Don’t want to order to be ghosted


----------



## Jackrabbit (Jul 1, 2020)

Not sure they are operating any more. I heard they wanted to sell and couple of years ago I tried to buy from them but got no responses.


----------



## Bl69aze (Jul 1, 2020)

Jackrabbit said:


> Not sure they are operating any more. I heard they wanted to sell and couple of years ago I tried to buy from them but got no responses.


Interesting you say that, i Bought a fairly large load from them earlu last year, stuff arrived next day from them sending it (2 days from paying) In perfect quality, and packaging!

I've seen Rodent brothers has very competitive (if not equal) pricing and sizes, maybe somethings going on there? not many people breed and sell 350+g wistar rats

https://rodentbrothers.com.au/product-category/bulk/


----------



## jakethomas (Jul 3, 2020)

Rodent Brothers 110%! The best prices around and really high quality.


----------



## Herpetology (Jul 3, 2020)

jakethomas said:


> Rodent Brothers 110%! The best prices around and really high quality.


Their bulk supply is very good! I will definitely use them next!

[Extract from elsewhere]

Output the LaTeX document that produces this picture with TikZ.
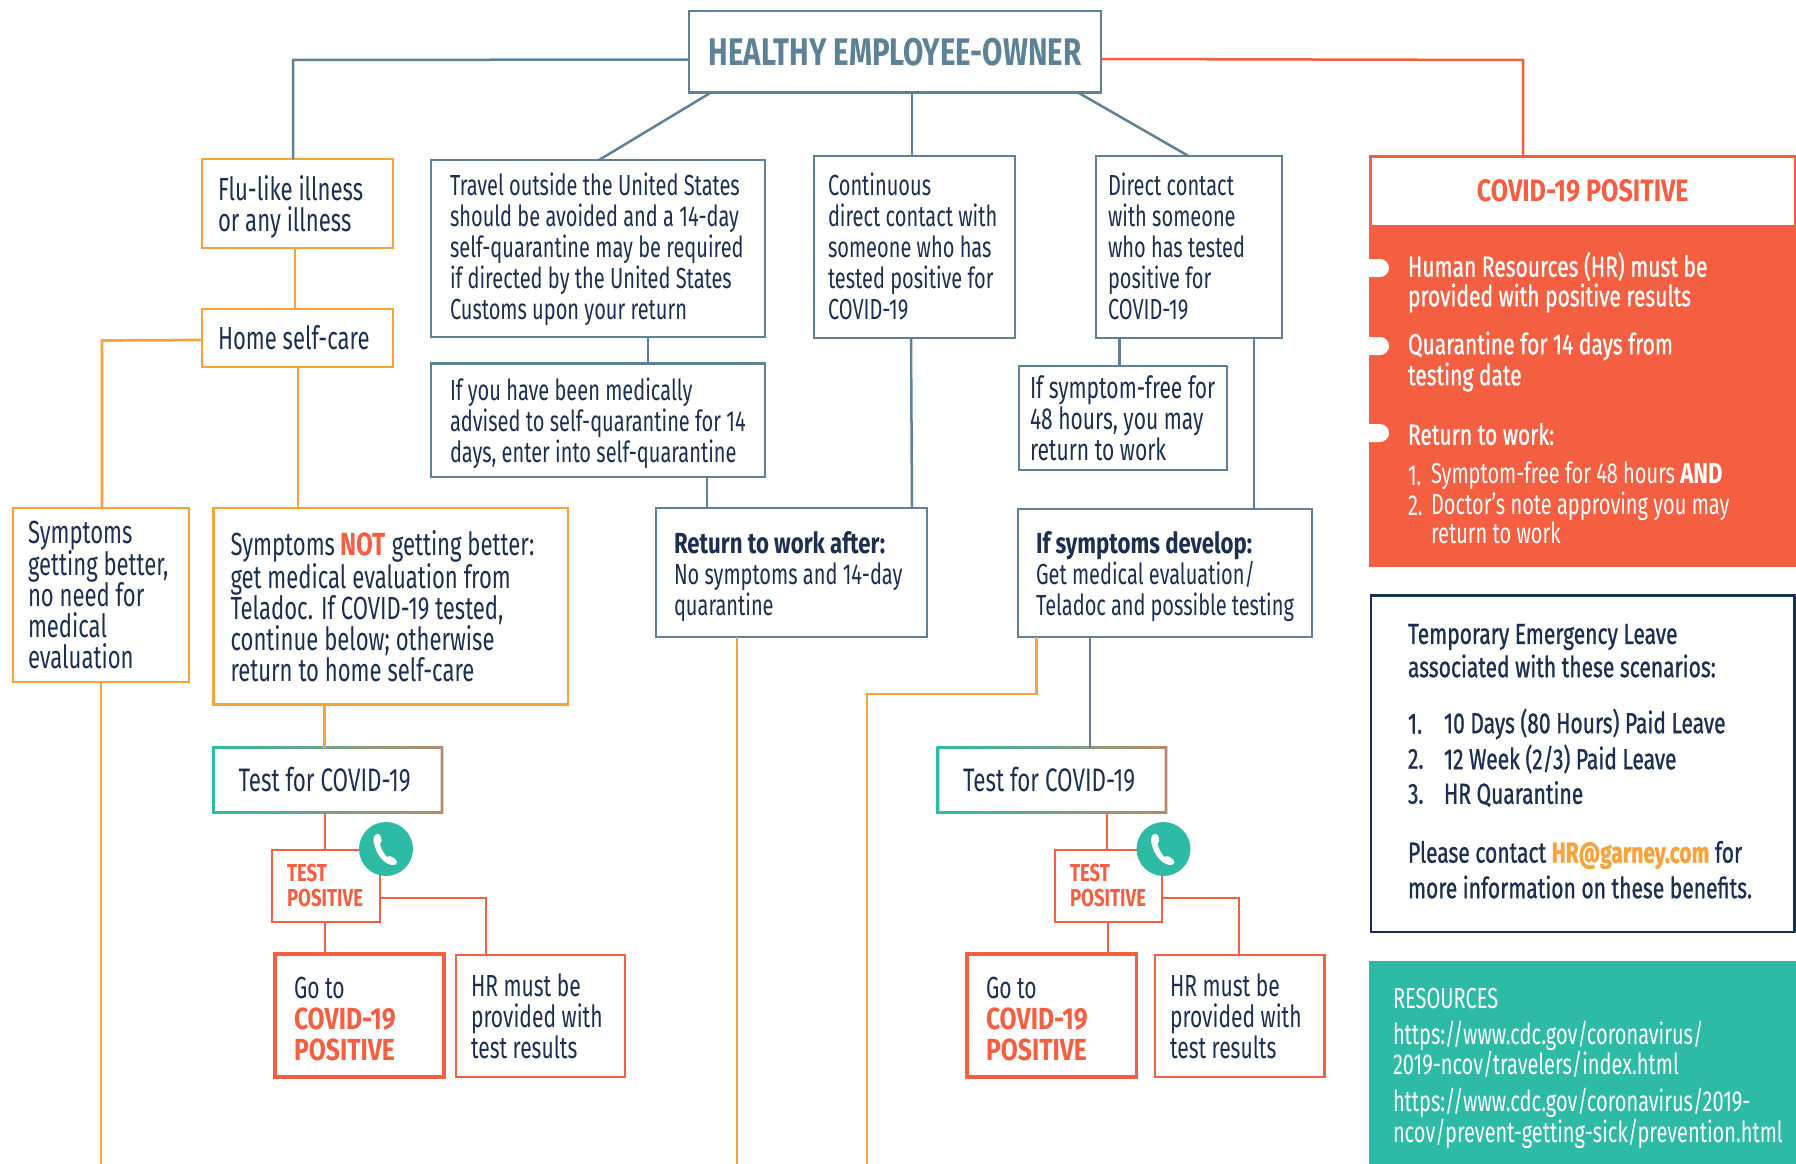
\documentclass[tikz,border=0pt]{standalone}
\usepackage{fontspec}
\setmainfont[UprightFeatures={FakeStretch=0.69},BoldFeatures={FakeStretch=0.765}]{Fira Sans}
\newfontfamily\medf[FakeStretch=0.725,FakeBold=0.9]{Fira Sans}
\newfontfamily\capf[UprightFeatures={FakeStretch=0.81},BoldFeatures={FakeStretch=0.81}]{Fira Sans}
\newfontfamily\capg[UprightFeatures={FakeStretch=0.76},BoldFeatures={FakeStretch=0.76}]{Fira Sans}
\definecolor{navy}{HTML}{1B2F50}
\definecolor{slate}{HTML}{5D8296}
\definecolor{orng}{HTML}{F9A23A}
\definecolor{redd}{HTML}{F45E41}
\definecolor{teall}{HTML}{2EBBA6}
\definecolor{brwn}{HTML}{B58A68}
\newcommand\hl[1]{{\capg\bfseries\color{redd}#1}}
\newcommand\hlw[1]{{\capf\bfseries\color{redd}#1}}
\newcommand\dn[1]{\rule{0pt}{\dimexpr 22pt+#1pt\relax}}
\newcommand\bx[8]{%
  \pgfmathsetmacro\bw{#5-#3}\pgfmathsetmacro\bh{#6-#4}%
  \pgfmathsetmacro\bcx{(#5+#3)/2}\pgfmathsetmacro\bcy{(#6+#4)/2}%
  \pgfmathsetmacro\btw{\bw-2*#7}%
  \node[#1,minimum width=\bw pt,minimum height=\bh pt,text width=\btw pt,inner xsep=#7 pt,inner ysep=0pt] (#2) at (\bcx,\bcy) {#8};}
\tikzset{
  x=1pt,y=-1pt,
  every node/.style={outer sep=0pt,align=flush left,text=navy,font=\fontsize{29}{31}\selectfont},
  bigf/.style={font=\fontsize{32}{31}\selectfont},
  midf/.style={font=\fontsize{30.5}{31}\selectfont},
  tpf/.style={font=\fontsize{24.5}{25}\selectfont},
  sbox/.style={draw=slate,line width=2.7pt},
  obox/.style={draw=orng,line width=2.9pt,bigf},
  rbox/.style={draw=redd,line width=2.7pt,midf},
  rthick/.style={draw=redd,line width=3.4pt,midf},
  tbox/.style={font=\fontsize{32.5}{31}\selectfont},
  sl/.style={draw=slate,line width=2.5pt},
  ol/.style={draw=orng,line width=2.7pt},
  rl/.style={draw=redd,line width=2.5pt},
  txt/.style={anchor=west,inner sep=0pt},
  wtxt/.style={txt,text=white,font=\fontsize{29}{31}\selectfont\medf},
  ntxt/.style={txt,text=navy,font=\fontsize{29}{31}\selectfont\medf},
  phone/.style={fill=teall,circle,minimum size=54pt,inner sep=0pt},
  handset/.pic={\fill[white] (-11,-14) .. controls (-8,-16) and (-6,-15) .. (-5,-12) .. controls (-4,-9) and (-4,-7) .. (-6,-5) .. controls (-5,0) and (-2,5) .. (1,8) .. controls (4,6) and (7,8) .. (10,11) .. controls (12,14) and (10,16) .. (7,16) .. controls (0,16) and (-8,8) .. (-11,-2) .. controls (-13,-7) and (-13,-12) .. (-11,-14) -- cycle;},
}
\newcommand\shbox[1]{\shade[left color=teall,right color=brwn,even odd rule] ([shift={(-1.4pt,-1.4pt)}]#1.south west) rectangle ([shift={(1.4pt,1.4pt)}]#1.north east) ([shift={(1.4pt,1.4pt)}]#1.south west) rectangle ([shift={(-1.4pt,-1.4pt)}]#1.north east);}
\begin{document}
\begin{tikzpicture}
\useasboundingbox (0,0) rectangle (1796,1164);
% top
\bx{sbox,align=flush center,font=\fontsize{38.5}{42}\selectfont\bfseries}{top}{689}{11}{1101}{92.5}{0}{\textcolor{slate}{HEALTHY EMPLOYEE-OWNER}}
% orange column
\bx{obox}{flu}{202}{159}{393}{248}{16}{\dn{9}Flu-like illness\\or any illness}
\bx{obox}{home}{202}{309}{393}{367}{16}{Home self-care}
\bx{obox}{better}{13}{508}{189}{682}{15}{Symptoms\\getting better,\\no need for\\medical\\evaluation}
\bx{obox}{notb}{213.5}{508}{568}{704.5}{17}{Symptoms \hl{NOT} getting better:\\get medical evaluation from\\Teladoc. If COVID-19 tested,\\continue below; otherwise\\return to home self-care}
% slate boxes
\bx{sbox}{travel}{431}{160}{765}{337}{19}{\dn{2}Travel outside the United States\\should be avoided and a 14-day\\self-quarantine may be required\\if directed by the United States\\Customs upon your return}
\bx{sbox}{medic}{431}{363.5}{765}{477}{19}{\dn{6}If you have been medically\\advised to self-quarantine for 14\\days, enter into self-quarantine}
\bx{sbox}{retn}{656}{508}{927}{637}{18}{\dn{9}\textbf{Return to work after:}\\No symptoms and 14-day\\quarantine}
\bx{sbox}{cont}{814}{156}{1015}{338}{14}{Continuous\\direct contact with\\someone who has\\tested positive for\\COVID-19}
\bx{sbox}{direct}{1096}{156}{1282}{338}{12}{Direct contact\\with someone\\who has tested\\positive for\\COVID-19}
\bx{sbox,midf}{free}{1019}{366}{1227}{470}{11}{\dn{2}If symptom-free for\\48 hours, you may\\return to work}
\bx{sbox}{devel}{1018}{509}{1312}{637}{18}{\dn{8}\textbf{If symptoms develop:}\\Get medical evaluation/\\Teladoc and possible testing}
% test boxes
\bx{tbox}{testa}{213.5}{747.5}{442}{812.5}{25}{Test for COVID-19}
\bx{tbox}{testb}{938}{747.5}{1166}{812.5}{25}{Test for COVID-19}
\shbox{testa}
\shbox{testb}
\bx{rbox,tpf}{posa}{272}{850}{380}{922}{15}{\hl{TEST}\\\hl{POSITIVE}}
\bx{rbox,tpf}{posb}{1055}{850}{1162}{922}{15}{\hl{TEST}\\\hl{POSITIVE}}
\bx{rthick}{goa}{275}{954}{444}{1077}{19}{\dn{6}Go to\\\hlw{COVID-19}\\\hlw{POSITIVE}}
\bx{rbox}{hra}{456}{955}{625}{1077}{15}{HR must be\\provided with\\test results}
\bx{rthick}{gob}{967}{954}{1136.5}{1077}{19}{\dn{6}Go to\\\hlw{COVID-19}\\\hlw{POSITIVE}}
\bx{rbox}{hrb}{1155}{955}{1324.5}{1077}{15}{HR must be\\provided with\\test results}
% connectors
\draw[sl] (top.west |- 0,59.5) -- (293,60) -- (flu.north -| 293,0);
\draw[sl] (top.south -| 711,0) -- (travel.north -| 599,0);
\draw[sl] (top.south -| 912,0) -- (cont.north -| 912,0);
\draw[sl] (top.south -| 1078,0) -- (direct.north -| 1188.5,0);
\draw[rl] (top.east |- 0,59) -- (1523,60) -- (1523,156);
\draw[ol] (flu.south -| 295,0) -- (home.north -| 295,0);
\draw[ol] (home.west |- 0,340) -- (102,340.5) -- (better.north -| 102,0);
\draw[ol] (home.south -| 298,0) -- (notb.north -| 298,0);
\draw[ol] (better.south -| 101,0) -- (101,1164);
\draw[ol] (notb.south -| 324.5,0) -- (testa.north -| 324.5,0);
\draw[sl] (travel.south -| 648,0) -- (medic.north -| 648,0);
\draw[sl] (medic.south -| 707,0) -- (retn.north -| 707,0);
\draw[sl] (cont.south -| 911,0) -- (retn.north -| 912,0);
\draw[sl] (direct.south -| 1119.5,0) -- (free.north -| 1119.5,0);
\draw[sl] (direct.south -| 1254,0) -- (devel.north -| 1254,0);
\draw[sl] (devel.south -| 1090,0) -- (testb.north -| 1090,0);
\draw[ol] (retn.south -| 737,0) -- (737,1164);
\draw[ol] (devel.south -| 1036.5,0) -- (1036.5,694) -- (867,694) -- (867,1164);
\draw[rl] (testa.south -| 325,0) -- (posa.north -| 325,0);
\draw[rl] (posa.east |- 0,898) -- (486,898) -- (hra.north -| 486,0);
\draw[rl] (posa.south -| 325,0) -- (goa.north -| 325,0);
\draw[rl] (testb.south -| 1107,0) -- (posb.north -| 1107,0);
\draw[rl] (posb.east |- 0,898) -- (1239,898) -- (hrb.north -| 1239,0);
\draw[rl] (posb.south -| 1108,0) -- (gob.north -| 1108,0);
% phones
\node[phone] (pha) at (386,849) {};
\node[phone] (phb) at (1163.5,849) {};
\pic at (pha) {handset};
\pic at (phb) {handset};
% COVID panel
\bx{rbox,align=flush center,font=\fontsize{31}{33}\selectfont}{covid}{1370.5}{156.5}{1795}{226}{0}{\hlw{COVID-19 POSITIVE}}
\fill[redd] (1369,225) rectangle (1796,566.5);
\fill[white,rounded corners=9] (1360,259) -- (1389,259) -- (1389,277) -- (1360,277) -- cycle;
\fill[white,rounded corners=9] (1360,337) -- (1389,337) -- (1389,355) -- (1360,355) -- cycle;
\fill[white,rounded corners=9] (1360,424) -- (1389,424) -- (1389,442) -- (1360,442) -- cycle;
\node[wtxt] (c1) at (1408,266.5) {Human Resources (HR) must be};
\node[wtxt] (c2) at (1408,298) {provided with positive results};
\node[wtxt] (c3) at (1408,346) {Quarantine for 14 days from};
\node[wtxt] (c4) at (1408,377) {testing date};
\node[wtxt] (c5) at (1408,434) {Return to work:};
\node[wtxt,font=\fontsize{29}{31}\selectfont] (c6) at (1408,476) {1.};
\node[wtxt,font=\fontsize{29}{31}\selectfont] (c7) at (1431,476) {Symptom-free for 48 hours \textbf{AND}};
\node[wtxt,font=\fontsize{29}{31}\selectfont] (c8) at (1408,506) {2.};
\node[wtxt,font=\fontsize{29}{31}\selectfont] (c9) at (1431,506) {Doctor’s note approving you may};
\node[wtxt,font=\fontsize{29}{31}\selectfont] (c10) at (1431,533) {return to work};
% leave panel
\draw[navy,line width=2.8pt] (1797,595.5) -- (1371,595.5) -- (1371,932) -- (1794.7,932) -- (1794.7,595.5);
\node[ntxt] (l1) at (1408,637) {Temporary Emergency Leave};
\node[ntxt] (l2) at (1408,666) {associated with these scenarios:};
\node[ntxt] (l3) at (1408,724) {1.};
\node[ntxt] (l4) at (1444,724) {10 Days (80 Hours) Paid Leave};
\node[ntxt] (l5) at (1408,759) {2.};
\node[ntxt] (l6) at (1444,759) {12 Week (2/3) Paid Leave};
\node[ntxt] (l7) at (1408,794) {3.};
\node[ntxt] (l8) at (1444,794) {HR Quarantine};
\node[ntxt] (l9) at (1408,855) {Please contact \textcolor{orng}{\textbf{HR@garney.com}} for};
\node[ntxt] (l10) at (1408,887) {more information on these benefits.};
% resources
\fill[teall] (1369,961) rectangle (1796,1164);
\node[txt,text=white] (r1) at (1393,998) {RESOURCES};
\node[txt,text=white] (r2) at (1393,1036) {https://www.cdc.gov/coronavirus/};
\node[txt,text=white] (r3) at (1393,1064) {2019-ncov/travelers/index.html};
\node[txt,text=white] (r4) at (1393,1103) {https://www.cdc.gov/coronavirus/2019-};
\node[txt,text=white] (r5) at (1393,1134) {ncov/prevent-getting-sick/prevention.html};
\end{tikzpicture}
\end{document}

I was a bit thrown off when I saw his packaging thinking it was going to be another case of dolittlefarms prices (20$ for a 200g rat anyone?), but nope! Professional packaging, and amazing prices!


----------



## Wokka (Jul 19, 2020)

Rodentfarm is still operating although Covid19 is making airfreight difficult. I now live in Tasmania and so am not actively involved but orders keep on coming in and are dispatched promptly. Rodentfarm has no involvement with Rodent Brothers.


----------